• Exercise goal: Print exactly what lies from the line with "Write a Python" down to the line with "31.4, 31.4, 26.6, 25.8, 28.2, 26.4, 21.5, 21.7, 16.8]", counting both of those lines, but not the pictures.

• Records provided:
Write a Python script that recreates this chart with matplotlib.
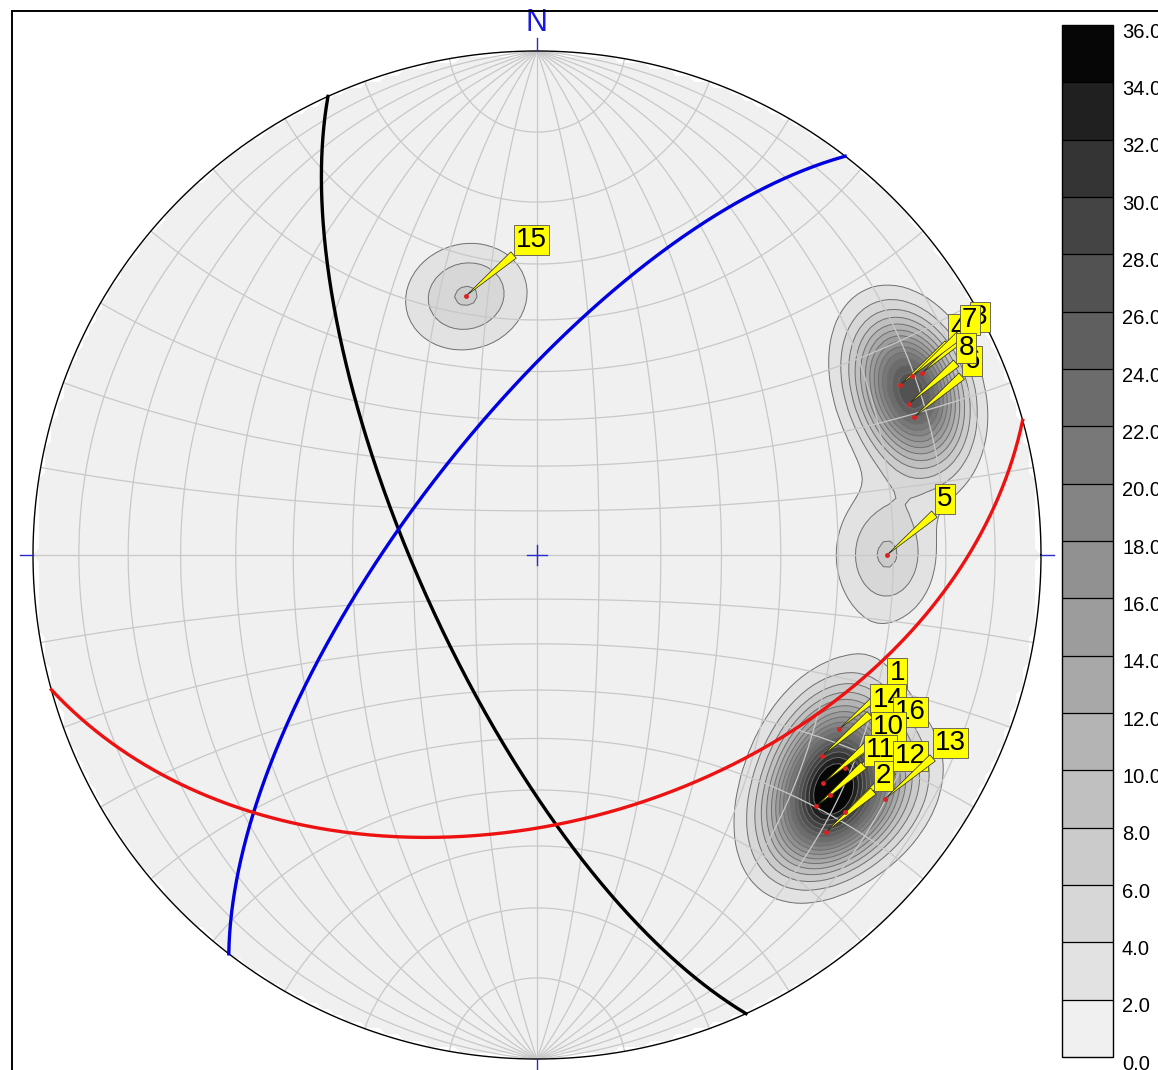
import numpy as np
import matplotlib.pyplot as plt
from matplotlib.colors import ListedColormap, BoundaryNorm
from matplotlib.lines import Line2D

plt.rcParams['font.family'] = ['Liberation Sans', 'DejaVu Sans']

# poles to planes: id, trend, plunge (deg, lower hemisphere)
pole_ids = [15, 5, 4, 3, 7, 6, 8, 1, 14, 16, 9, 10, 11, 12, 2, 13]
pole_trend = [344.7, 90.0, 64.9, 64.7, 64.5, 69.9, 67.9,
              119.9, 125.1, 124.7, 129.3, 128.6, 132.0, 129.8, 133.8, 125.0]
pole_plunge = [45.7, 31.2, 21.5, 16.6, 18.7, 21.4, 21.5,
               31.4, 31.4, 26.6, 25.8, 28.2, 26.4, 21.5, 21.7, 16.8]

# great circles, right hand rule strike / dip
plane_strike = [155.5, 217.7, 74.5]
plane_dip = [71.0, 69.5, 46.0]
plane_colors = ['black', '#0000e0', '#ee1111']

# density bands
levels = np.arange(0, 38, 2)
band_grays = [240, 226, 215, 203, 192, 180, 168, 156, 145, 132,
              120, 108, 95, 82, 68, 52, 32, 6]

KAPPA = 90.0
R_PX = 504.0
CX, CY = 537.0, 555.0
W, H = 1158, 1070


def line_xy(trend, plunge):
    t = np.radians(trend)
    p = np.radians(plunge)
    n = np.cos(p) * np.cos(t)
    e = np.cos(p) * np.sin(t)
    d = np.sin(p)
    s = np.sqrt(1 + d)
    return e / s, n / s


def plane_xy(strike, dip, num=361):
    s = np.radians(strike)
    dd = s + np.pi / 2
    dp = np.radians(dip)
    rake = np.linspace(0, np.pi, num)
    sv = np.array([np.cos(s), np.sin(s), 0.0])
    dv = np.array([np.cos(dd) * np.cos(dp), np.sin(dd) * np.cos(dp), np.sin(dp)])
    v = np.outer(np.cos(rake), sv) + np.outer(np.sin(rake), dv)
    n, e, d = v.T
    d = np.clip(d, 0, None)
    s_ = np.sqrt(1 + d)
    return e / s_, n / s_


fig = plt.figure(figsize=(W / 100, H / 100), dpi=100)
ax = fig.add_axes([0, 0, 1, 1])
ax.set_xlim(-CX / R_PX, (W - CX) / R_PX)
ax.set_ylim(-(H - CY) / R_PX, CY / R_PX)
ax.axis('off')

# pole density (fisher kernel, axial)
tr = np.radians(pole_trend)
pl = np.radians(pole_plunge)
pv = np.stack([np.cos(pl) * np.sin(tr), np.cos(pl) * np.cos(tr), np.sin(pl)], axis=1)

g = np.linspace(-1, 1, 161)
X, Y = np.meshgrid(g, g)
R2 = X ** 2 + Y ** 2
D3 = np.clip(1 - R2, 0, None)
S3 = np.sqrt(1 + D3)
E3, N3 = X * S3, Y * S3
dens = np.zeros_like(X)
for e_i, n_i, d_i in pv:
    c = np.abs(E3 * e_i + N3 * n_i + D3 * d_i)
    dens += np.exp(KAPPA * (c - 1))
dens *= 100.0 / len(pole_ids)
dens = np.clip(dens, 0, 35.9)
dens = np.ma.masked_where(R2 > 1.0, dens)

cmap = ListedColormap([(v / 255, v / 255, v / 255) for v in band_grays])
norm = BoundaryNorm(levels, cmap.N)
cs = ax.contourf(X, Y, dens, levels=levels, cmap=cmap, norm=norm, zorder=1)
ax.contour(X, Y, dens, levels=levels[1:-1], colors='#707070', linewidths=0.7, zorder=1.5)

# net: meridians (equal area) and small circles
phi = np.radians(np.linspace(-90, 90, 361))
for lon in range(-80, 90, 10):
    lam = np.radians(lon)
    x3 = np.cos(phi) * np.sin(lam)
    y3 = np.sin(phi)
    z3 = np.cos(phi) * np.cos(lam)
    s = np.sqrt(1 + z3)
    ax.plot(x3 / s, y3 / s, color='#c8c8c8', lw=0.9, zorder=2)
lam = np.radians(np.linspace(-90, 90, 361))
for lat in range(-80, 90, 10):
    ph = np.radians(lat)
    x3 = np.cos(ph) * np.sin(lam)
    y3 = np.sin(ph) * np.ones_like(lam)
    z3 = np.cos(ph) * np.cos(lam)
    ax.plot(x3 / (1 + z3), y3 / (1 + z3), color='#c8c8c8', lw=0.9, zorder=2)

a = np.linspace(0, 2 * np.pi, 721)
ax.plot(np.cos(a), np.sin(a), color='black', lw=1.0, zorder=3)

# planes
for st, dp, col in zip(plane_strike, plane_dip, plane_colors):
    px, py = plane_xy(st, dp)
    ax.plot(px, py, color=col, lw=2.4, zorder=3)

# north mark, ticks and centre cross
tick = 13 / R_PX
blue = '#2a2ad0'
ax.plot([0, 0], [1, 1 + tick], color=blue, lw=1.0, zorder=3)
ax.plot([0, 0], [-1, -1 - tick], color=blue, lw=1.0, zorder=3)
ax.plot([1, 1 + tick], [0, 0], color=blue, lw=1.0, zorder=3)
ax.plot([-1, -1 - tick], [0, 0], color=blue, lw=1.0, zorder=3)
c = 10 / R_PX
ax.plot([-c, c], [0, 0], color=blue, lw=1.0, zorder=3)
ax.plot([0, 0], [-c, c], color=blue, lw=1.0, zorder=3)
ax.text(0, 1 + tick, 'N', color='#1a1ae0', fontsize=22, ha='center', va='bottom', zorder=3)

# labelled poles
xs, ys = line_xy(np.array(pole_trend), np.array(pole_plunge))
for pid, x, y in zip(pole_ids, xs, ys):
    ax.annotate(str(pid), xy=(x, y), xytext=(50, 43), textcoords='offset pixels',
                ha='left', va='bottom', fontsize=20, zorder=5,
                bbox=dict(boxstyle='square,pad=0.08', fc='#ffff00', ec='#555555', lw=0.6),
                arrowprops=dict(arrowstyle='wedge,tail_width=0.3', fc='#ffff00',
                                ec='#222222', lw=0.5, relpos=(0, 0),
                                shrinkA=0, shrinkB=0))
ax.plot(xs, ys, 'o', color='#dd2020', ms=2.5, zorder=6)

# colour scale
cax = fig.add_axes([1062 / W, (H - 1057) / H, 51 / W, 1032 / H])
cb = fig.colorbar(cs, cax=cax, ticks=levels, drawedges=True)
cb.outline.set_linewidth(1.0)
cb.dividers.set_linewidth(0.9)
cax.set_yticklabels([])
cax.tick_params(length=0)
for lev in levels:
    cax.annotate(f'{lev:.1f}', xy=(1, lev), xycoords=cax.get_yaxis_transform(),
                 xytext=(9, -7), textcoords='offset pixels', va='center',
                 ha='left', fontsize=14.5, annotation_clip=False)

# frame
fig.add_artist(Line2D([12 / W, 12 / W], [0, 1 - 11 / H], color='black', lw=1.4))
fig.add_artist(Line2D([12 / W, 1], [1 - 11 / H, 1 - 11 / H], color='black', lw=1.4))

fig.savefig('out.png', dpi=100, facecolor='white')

...

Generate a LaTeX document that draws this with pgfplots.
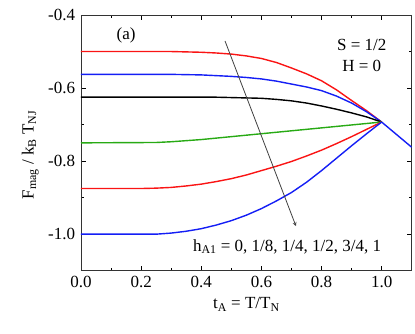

==

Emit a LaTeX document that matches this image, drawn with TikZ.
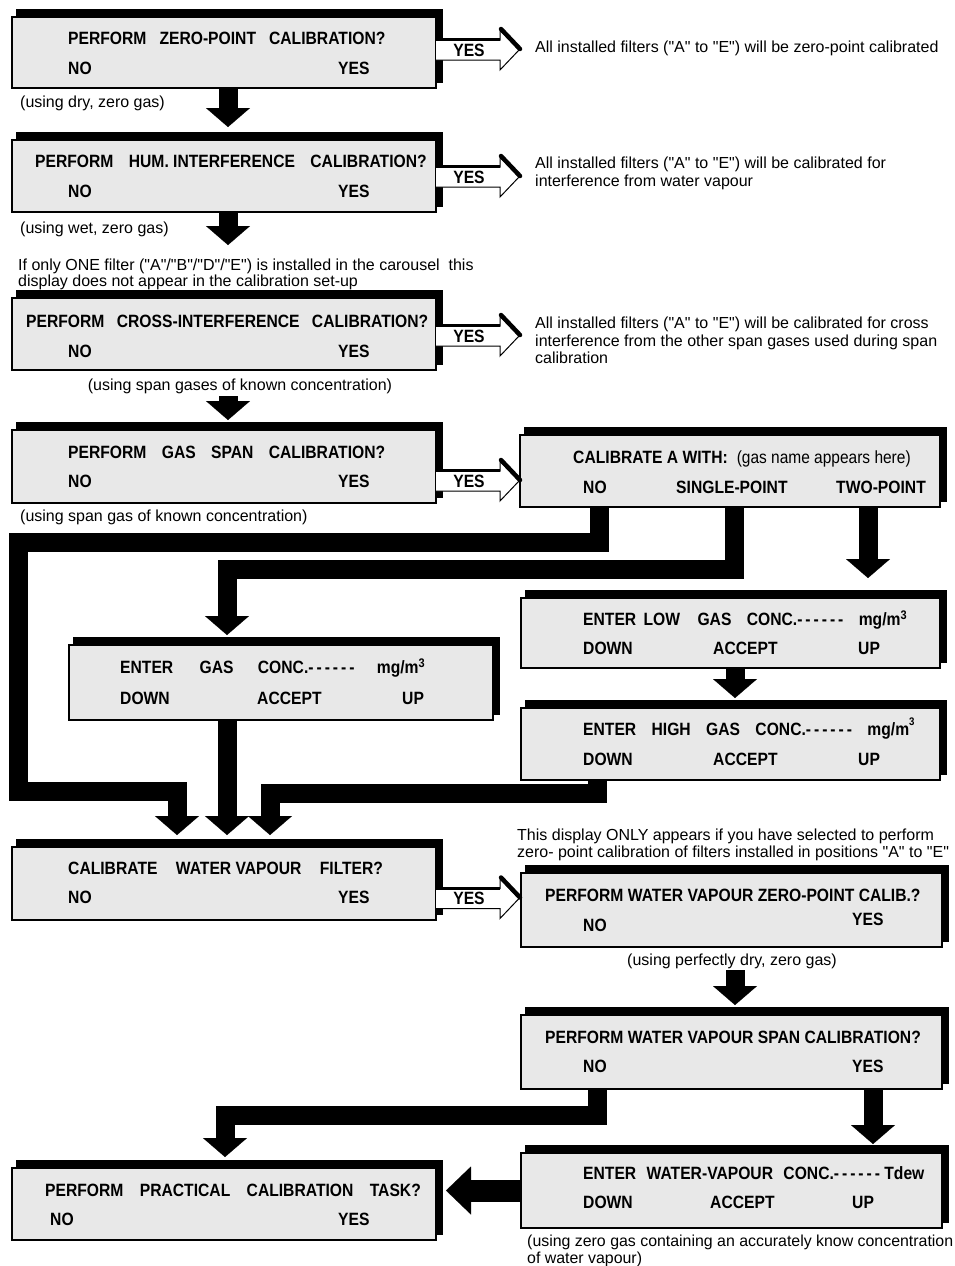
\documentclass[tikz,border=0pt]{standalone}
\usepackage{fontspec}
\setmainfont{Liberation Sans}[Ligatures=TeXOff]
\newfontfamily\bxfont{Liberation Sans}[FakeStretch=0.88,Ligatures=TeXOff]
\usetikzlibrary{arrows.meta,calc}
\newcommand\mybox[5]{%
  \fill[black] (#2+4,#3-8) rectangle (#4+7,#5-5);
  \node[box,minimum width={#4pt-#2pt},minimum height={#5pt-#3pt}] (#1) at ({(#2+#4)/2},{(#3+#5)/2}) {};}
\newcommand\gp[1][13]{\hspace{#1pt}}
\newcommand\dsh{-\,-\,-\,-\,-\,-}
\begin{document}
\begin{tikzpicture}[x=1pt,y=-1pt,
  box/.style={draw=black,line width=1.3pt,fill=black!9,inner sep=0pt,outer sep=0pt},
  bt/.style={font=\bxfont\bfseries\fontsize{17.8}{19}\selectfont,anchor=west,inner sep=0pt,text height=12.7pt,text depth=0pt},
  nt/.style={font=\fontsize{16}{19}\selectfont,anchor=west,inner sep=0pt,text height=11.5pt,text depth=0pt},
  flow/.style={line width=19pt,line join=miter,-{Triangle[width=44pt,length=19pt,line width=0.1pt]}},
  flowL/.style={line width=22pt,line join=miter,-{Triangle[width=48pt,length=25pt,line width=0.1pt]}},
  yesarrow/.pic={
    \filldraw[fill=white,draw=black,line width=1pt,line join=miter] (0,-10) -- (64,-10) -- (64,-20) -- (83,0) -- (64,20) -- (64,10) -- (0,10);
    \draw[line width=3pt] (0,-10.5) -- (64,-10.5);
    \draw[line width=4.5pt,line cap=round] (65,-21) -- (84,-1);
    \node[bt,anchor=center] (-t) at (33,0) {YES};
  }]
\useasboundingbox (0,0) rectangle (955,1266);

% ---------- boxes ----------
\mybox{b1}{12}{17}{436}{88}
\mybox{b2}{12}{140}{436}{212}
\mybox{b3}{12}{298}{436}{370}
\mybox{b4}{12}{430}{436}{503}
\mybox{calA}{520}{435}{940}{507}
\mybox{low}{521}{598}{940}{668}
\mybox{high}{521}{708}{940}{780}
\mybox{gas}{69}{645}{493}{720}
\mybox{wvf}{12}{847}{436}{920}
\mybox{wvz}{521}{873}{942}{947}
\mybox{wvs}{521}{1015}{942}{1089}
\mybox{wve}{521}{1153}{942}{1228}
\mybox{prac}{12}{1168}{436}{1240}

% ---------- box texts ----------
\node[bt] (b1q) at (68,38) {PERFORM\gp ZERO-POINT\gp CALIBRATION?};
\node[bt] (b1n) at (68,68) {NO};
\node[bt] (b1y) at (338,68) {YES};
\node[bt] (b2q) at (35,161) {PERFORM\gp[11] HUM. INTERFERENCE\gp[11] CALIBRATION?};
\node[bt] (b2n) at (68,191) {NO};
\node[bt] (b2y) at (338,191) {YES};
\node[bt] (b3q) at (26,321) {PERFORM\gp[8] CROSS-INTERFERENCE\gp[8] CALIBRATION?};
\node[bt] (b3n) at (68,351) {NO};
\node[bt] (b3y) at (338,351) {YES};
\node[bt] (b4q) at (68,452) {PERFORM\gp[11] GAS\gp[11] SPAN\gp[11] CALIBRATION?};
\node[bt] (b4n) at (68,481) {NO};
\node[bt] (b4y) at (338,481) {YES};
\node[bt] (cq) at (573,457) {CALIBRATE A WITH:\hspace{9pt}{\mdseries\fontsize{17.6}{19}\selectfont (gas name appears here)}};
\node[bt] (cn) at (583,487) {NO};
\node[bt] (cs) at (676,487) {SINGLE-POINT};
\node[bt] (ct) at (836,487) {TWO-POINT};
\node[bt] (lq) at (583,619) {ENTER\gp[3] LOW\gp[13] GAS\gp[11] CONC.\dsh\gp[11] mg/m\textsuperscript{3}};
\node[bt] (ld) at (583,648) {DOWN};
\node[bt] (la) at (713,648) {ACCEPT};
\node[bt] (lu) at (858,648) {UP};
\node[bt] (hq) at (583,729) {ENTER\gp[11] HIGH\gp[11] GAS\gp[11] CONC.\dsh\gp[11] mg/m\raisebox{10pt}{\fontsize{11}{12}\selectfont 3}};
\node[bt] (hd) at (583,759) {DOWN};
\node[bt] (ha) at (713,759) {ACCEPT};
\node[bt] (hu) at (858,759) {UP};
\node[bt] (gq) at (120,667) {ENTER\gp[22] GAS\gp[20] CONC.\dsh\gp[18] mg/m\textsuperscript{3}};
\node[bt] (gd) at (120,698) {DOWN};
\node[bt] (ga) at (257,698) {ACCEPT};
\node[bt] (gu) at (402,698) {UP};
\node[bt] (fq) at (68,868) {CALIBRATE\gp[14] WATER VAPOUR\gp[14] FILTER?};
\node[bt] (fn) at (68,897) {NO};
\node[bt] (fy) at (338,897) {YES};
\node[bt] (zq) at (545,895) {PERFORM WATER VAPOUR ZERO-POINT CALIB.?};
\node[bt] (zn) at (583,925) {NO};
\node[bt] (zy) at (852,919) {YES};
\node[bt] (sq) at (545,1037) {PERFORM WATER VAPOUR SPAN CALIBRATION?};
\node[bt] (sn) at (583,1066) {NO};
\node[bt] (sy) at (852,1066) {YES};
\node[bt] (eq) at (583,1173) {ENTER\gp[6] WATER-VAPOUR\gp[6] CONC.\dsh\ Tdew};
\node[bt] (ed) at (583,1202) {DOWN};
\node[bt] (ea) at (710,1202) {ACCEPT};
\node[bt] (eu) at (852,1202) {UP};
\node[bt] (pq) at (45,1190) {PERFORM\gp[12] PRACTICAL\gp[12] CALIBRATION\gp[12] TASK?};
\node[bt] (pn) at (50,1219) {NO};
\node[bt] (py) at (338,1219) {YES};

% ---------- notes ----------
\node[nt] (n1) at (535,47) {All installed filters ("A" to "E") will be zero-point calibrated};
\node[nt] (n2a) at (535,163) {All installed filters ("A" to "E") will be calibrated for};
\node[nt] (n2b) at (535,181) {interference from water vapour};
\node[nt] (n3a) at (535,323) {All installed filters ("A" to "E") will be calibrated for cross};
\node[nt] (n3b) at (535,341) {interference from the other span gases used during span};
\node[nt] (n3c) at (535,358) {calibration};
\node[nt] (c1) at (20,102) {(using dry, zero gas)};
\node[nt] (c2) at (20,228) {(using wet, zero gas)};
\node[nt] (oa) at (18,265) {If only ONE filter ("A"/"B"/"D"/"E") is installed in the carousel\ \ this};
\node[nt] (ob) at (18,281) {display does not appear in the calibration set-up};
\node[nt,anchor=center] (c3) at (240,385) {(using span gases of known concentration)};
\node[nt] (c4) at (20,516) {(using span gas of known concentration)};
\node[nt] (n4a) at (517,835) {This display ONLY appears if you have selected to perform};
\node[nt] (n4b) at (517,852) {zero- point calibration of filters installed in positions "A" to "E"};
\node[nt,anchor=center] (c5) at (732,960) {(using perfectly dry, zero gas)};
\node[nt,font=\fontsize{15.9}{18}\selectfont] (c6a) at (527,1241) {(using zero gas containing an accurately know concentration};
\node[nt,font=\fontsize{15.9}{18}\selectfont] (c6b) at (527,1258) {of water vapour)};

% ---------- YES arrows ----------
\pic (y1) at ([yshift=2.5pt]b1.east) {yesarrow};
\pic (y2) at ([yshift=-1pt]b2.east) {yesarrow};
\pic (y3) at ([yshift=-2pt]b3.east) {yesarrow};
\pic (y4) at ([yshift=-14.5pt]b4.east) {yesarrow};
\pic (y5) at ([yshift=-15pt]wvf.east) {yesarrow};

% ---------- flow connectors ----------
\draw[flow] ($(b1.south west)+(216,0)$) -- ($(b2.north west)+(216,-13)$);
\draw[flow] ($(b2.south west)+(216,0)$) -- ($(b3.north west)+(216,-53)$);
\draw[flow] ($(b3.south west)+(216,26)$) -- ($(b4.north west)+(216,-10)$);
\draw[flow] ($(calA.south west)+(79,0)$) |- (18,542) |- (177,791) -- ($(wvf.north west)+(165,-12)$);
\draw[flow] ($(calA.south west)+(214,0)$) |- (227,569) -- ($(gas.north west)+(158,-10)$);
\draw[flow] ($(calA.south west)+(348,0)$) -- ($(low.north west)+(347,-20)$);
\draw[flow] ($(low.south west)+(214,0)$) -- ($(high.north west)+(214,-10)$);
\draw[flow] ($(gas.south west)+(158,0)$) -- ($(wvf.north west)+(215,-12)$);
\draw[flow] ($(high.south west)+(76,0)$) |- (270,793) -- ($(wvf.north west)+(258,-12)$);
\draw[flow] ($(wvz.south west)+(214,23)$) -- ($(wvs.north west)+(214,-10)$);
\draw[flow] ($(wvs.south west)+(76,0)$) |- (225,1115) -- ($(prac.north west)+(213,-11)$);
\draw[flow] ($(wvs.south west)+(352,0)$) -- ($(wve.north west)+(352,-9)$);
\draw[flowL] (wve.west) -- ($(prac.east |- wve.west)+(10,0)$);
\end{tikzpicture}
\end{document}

• Written solution:
Write a Python script that recreates this chart with matplotlib.
import numpy as np
import matplotlib.pyplot as plt
from matplotlib.colors import ListedColormap, BoundaryNorm
from matplotlib.lines import Line2D

plt.rcParams['font.family'] = ['Liberation Sans', 'DejaVu Sans']

# poles to planes: id, trend, plunge (deg, lower hemisphere)
pole_ids = [15, 5, 4, 3, 7, 6, 8, 1, 14, 16, 9, 10, 11, 12, 2, 13]
pole_trend = [344.7, 90.0, 64.9, 64.7, 64.5, 69.9, 67.9,
              119.9, 125.1, 124.7, 129.3, 128.6, 132.0, 129.8, 133.8, 125.0]
pole_plunge = [45.7, 31.2, 21.5, 16.6, 18.7, 21.4, 21.5,
               31.4, 31.4, 26.6, 25.8, 28.2, 26.4, 21.5, 21.7, 16.8]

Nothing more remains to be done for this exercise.